Genetic and Epigenetic Interactions in the Etiopathogenesis of Osteoarthritis. Selected Molecular Factors in OA Etiopathogenesis Aleksandra Snochowska, Paulina Szmigielska, Ewa Brzeziańska-Lasota, Wiesław Tomaszewski Ortop Traumatol Rehabil 2017; 19(3):227-237 ICID: 1240791
Article type: Review article
IC™ Value: 2.40
Abstract provided by Publisher
Osteoarthritis (OA) is a widespread disease characterized by a multifaceted etiopathogenesis and complicated pathophysiology. OA is connected with systematic degeneration of subchondral bone tissue, articular cartilage, synovial membrane and stenosis of the joint space, which substantially contributes to premature reduction of functional mobility. The results of many epidemiological studies carried out in various populations around the world including genome-wide association studies and analysis of epigenetic modifications (such as miRNA expression, DNA methylation and histone modifications) have indicated a multifaceted nature of the disease. The aim of this paper is to present the state of the art for gene-expression level changes of relevance for the pathogenesis of osteoarthritis, including the contribution of epigenetic regulations.

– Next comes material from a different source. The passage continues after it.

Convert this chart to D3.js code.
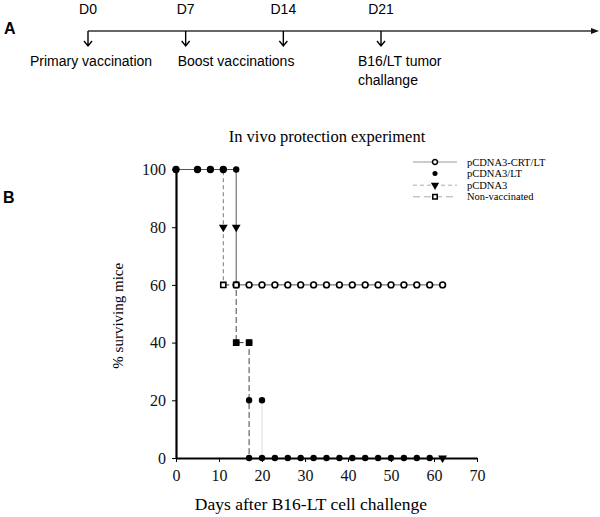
<!DOCTYPE html>
<html>
<head>
<meta charset="utf-8">
<script src="https://cdn.jsdelivr.net/npm/d3@7"></script>
<style>
  body { margin: 0; background: #fff; }
  svg { display: block; }
  .serif { font-family: "Liberation Serif", "Times New Roman", serif; }
  .sans { font-family: "Liberation Sans", Arial, sans-serif; }
</style>
</head>
<body>
<div id="graph"></div>
<script>
// panel A: vaccination schedule
const schedDays = ['D0', 'D7', 'D14', 'D21'];
const schedText = [['Primary vaccination'], ['Boost vaccinations'], [], ['B16/LT tumor', 'challange']];

// panel B: survival data (day, % surviving)
const crtDays = [0, 5, 8, 11, 14, 17, 20, 23, 26, 29, 32, 35, 38, 41, 44, 47, 50, 53, 56, 59, 62];
const crtSurv = [100, 100, 100, 100, 60, 60, 60, 60, 60, 60, 60, 60, 60, 60, 60, 60, 60, 60, 60, 60, 60];
const crtPath = [[0, 100], [14, 100], [14, 60], [62, 60]];

const ltDays = [0, 5, 8, 11, 14, 14, 17, 17, 20, 17, 20, 23, 26, 29, 32, 35, 38, 41, 44, 47, 50, 53, 56, 59];
const ltSurv = [100, 100, 100, 100, 100, 40, 40, 20, 20, 0, 0, 0, 0, 0, 0, 0, 0, 0, 0, 0, 0, 0, 0, 0];
const ltPath = [[20, 20], [20, 0]];

const pcDays = [11, 14, 62];
const pcSurv = [80, 80, 0];
const pcPath = [[0, 100], [11, 100], [11, 60]];

const nvDays = [11, 14, 14, 17];
const nvSurv = [60, 60, 40, 40];
const nvPath = [[11, 60], [14, 60], [14, 40], [17, 40], [17, 0]];

const xTicks = [0, 10, 20, 30, 40, 50, 60, 70];
const yTicks = [0, 20, 40, 60, 80, 100];

const W = 600, H = 517;
const svg = d3.select('#graph').append('svg')
  .attr('width', W)
  .attr('height', H);

// ---------- panel A ----------
const tx = d3.scalePoint().domain(schedDays).range([88, 381]);
const lineY = 31;

svg.append('text').attr('class', 'sans')
  .attr('x', 4).attr('y', 34)
  .attr('font-size', 16).attr('font-weight', 'bold')
  .text('A');

svg.append('line')
  .attr('x1', tx('D0')).attr('x2', 592)
  .attr('y1', lineY).attr('y2', lineY)
  .attr('stroke', '#333').attr('stroke-width', 1.3);
svg.append('path')
  .attr('d', 'M599,' + lineY + 'L591,' + (lineY - 3) + 'L591,' + (lineY + 3) + 'Z')
  .attr('fill', '#111');

const labelShift = [-58, -8, 0, -23];
schedDays.forEach((d, i) => {
  const cx = tx(d);
  svg.append('text').attr('class', 'sans')
    .attr('x', cx).attr('y', 14)
    .attr('text-anchor', 'middle')
    .attr('font-size', 14)
    .text(d);
  svg.append('path')
    .attr('d', 'M' + cx + ',' + lineY + 'V' + (lineY + 15) +
      'M' + (cx - 4) + ',' + (lineY + 10) + 'L' + cx + ',' + (lineY + 15) + 'L' + (cx + 4) + ',' + (lineY + 10))
    .attr('fill', 'none').attr('stroke', '#000').attr('stroke-width', 1.4);
  schedText[i].forEach((t, j) => {
    svg.append('text').attr('class', 'sans')
      .attr('x', cx + labelShift[i]).attr('y', 66 + j * 19)
      .attr('font-size', 14)
      .text(t);
  });
});

// ---------- panel B ----------
svg.append('text').attr('class', 'sans')
  .attr('x', 3).attr('y', 203)
  .attr('font-size', 16).attr('font-weight', 'bold')
  .text('B');

const x = d3.scaleLinear().domain([0, 70]).range([176, 477]);
const y = d3.scaleLinear().domain([0, 100]).range([458, 169.5]);

svg.append('text').attr('class', 'serif')
  .attr('x', 327).attr('y', 142)
  .attr('text-anchor', 'middle')
  .attr('font-size', 16.5)
  .text('In vivo protection experiment');

const xaxis = d3.axisBottom(x).tickValues(xTicks).tickSize(4).tickSizeOuter(0).tickPadding(8);
const yaxis = d3.axisLeft(y).tickValues(yTicks).tickSize(4).tickSizeOuter(0).tickPadding(6);

const line = d3.line()
  .x(d => x(d[0]))
  .y(d => y(d[1]));

// step lines
svg.append('path').attr('d', line(ltPath))
  .attr('fill', 'none').attr('stroke', '#ddd').attr('stroke-width', 1);
svg.append('path').attr('d', line(pcPath))
  .attr('fill', 'none').attr('stroke', '#777').attr('stroke-width', 1)
  .attr('stroke-dasharray', '4,3');
svg.append('path').attr('d', line(nvPath))
  .attr('fill', 'none').attr('stroke', '#444').attr('stroke-width', 1)
  .attr('stroke-dasharray', '6,3');
svg.append('path').attr('d', line(crtPath))
  .attr('fill', 'none').attr('stroke', '#555').attr('stroke-width', 1);

// axes
const gx = svg.append('g').attr('class', 'serif')
  .attr('transform', 'translate(0,' + y(0) + ')')
  .call(xaxis);
const gy = svg.append('g').attr('class', 'serif')
  .attr('transform', 'translate(' + x(0) + ',0)')
  .call(yaxis);
[gx, gy].forEach(g => {
  g.select('.domain').attr('stroke', '#000').attr('stroke-width', 2.2);
  g.selectAll('.tick line').attr('stroke', '#000').attr('stroke-width', 1);
  g.selectAll('.tick text').attr('font-size', 16).attr('fill', '#111')
    .style('font-family', '"Liberation Serif", "Times New Roman", serif');
});

svg.append('text').attr('class', 'serif')
  .attr('x', 311).attr('y', 510)
  .attr('text-anchor', 'middle')
  .attr('font-size', 17.5)
  .text('Days after B16-LT cell challenge');

svg.append('text').attr('class', 'serif')
  .attr('transform', 'translate(123,' + ((y(0) + y(100)) / 2 + 2) + ') rotate(-90)')
  .attr('text-anchor', 'middle')
  .attr('font-size', 15)
  .text('% surviving mice');

// markers
const sym = {
  circle: d3.symbol().type(d3.symbolCircle).size(26),
  dot: d3.symbol().type(d3.symbolCircle).size(32),
  tri: d3.symbol().type(d3.symbolTriangle).size(16),
  square: d3.symbol().type(d3.symbolSquare).size(26)
};

function markers(days, surv, kind) {
  const pts = days.map((d, i) => [d, surv[i]]);
  const g = svg.append('g');
  g.selectAll('path').data(pts).enter().append('path')
    .attr('d', sym[kind])
    .attr('transform', d => 'translate(' + x(d[0]) + ',' + y(d[1]) + ')' + (kind === 'tri' ? ' rotate(180)' : ''))
    .attr('fill', kind === 'circle' || kind === 'square' ? '#fff' : '#000')
    .attr('stroke', '#000')
    .attr('stroke-width', kind === 'dot' ? 0 : 1.6);
}

markers(crtDays, crtSurv, 'circle');
markers(nvDays, nvSurv, 'square');
markers(pcDays, pcSurv, 'tri');
markers(ltDays, ltSurv, 'dot');

// legend
const legend = [
  {name: 'pCDNA3-CRT/LT', kind: 'circle', stroke: '#999', dash: null},
  {name: 'pCDNA3/LT', kind: 'dot', stroke: null, dash: null},
  {name: 'pCDNA3', kind: 'tri', stroke: '#aaa', dash: '4,3'},
  {name: 'Non-vaccinated', kind: 'square', stroke: '#aaa', dash: '7,4'}
];
legend.forEach((l, i) => {
  const ly = 162 + i * 11.6;
  if (l.stroke) {
    svg.append('line')
      .attr('x1', 413).attr('x2', 457)
      .attr('y1', ly).attr('y2', ly)
      .attr('stroke', l.stroke).attr('stroke-width', 1)
      .attr('stroke-dasharray', l.dash);
  }
  svg.append('path')
    .attr('d', d3.symbol().type(l.kind === 'square' ? d3.symbolSquare : (l.kind === 'tri' ? d3.symbolTriangle : d3.symbolCircle)).size(l.kind === 'tri' ? 14 : 20))
    .attr('transform', 'translate(435,' + ly + ')' + (l.kind === 'tri' ? ' rotate(180)' : ''))
    .attr('fill', (l.kind === 'dot' || l.kind === 'tri') ? '#000' : '#fff')
    .attr('stroke', '#000')
    .attr('stroke-width', l.kind === 'dot' ? 0 : 1.5);
  svg.append('text').attr('class', 'serif')
    .attr('x', 467).attr('y', ly + 3.5)
    .attr('font-size', 10.5)
    .text(l.name);
});
</script>
</body>
</html>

The source of search data for this paper was the PubMed database. The following keywords were used as search terms: osteoarthritis, GWAS, epigenetics and miRNA.

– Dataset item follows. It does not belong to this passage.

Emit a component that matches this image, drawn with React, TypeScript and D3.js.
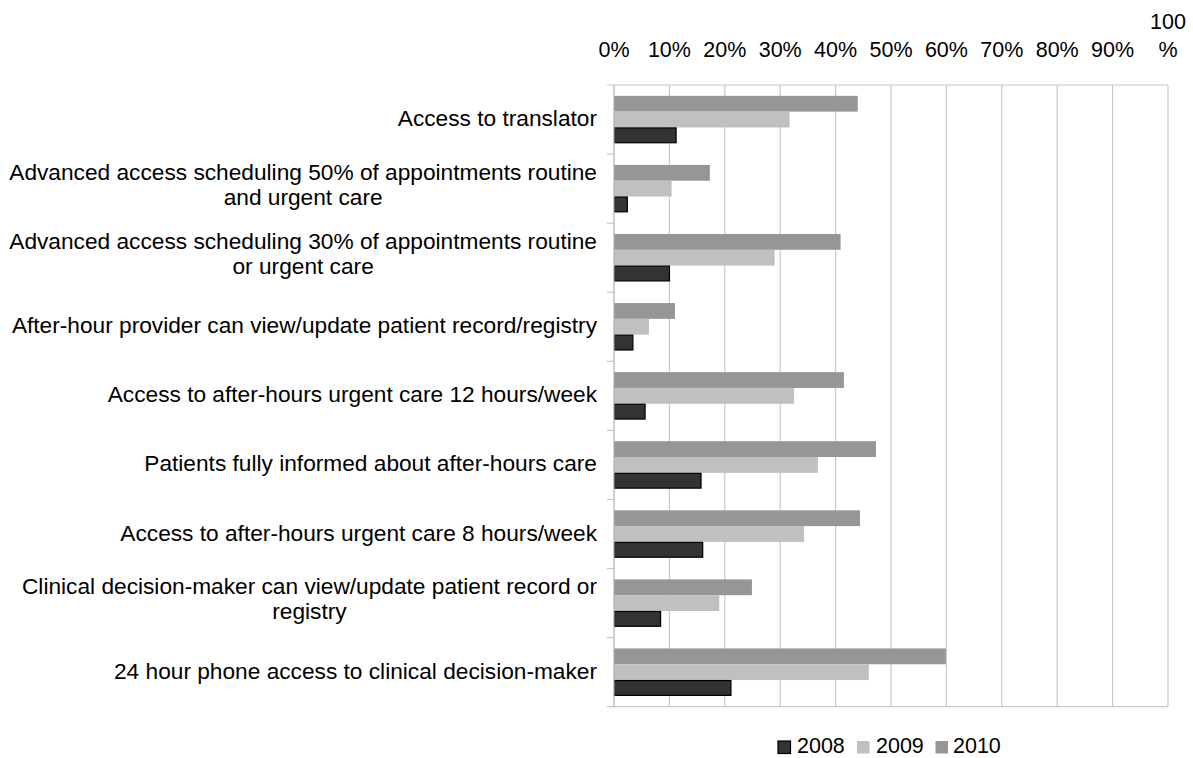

The reports presented in this paper provide a starting point for further considerations regarding the development of personalized biological therapy. Several hypothetical strategies for the targeted OA treatment development exist nowadays. However, it is important to emphasize that in-depth understanding of the genetic-epigenetic interaction in OA pathogenesis is crucial. Based on the analysis of the aforementioned available study results, the following conclusions can be made: Both environmental factors and genetic-epigenetic interactions contribute to the complex pathogenesis of OA; OA risk genes have been identified; Differences in gene expression in OA may be helpful in assessing progression of the disease; The epigenetic goals of OA therapy have been indicated.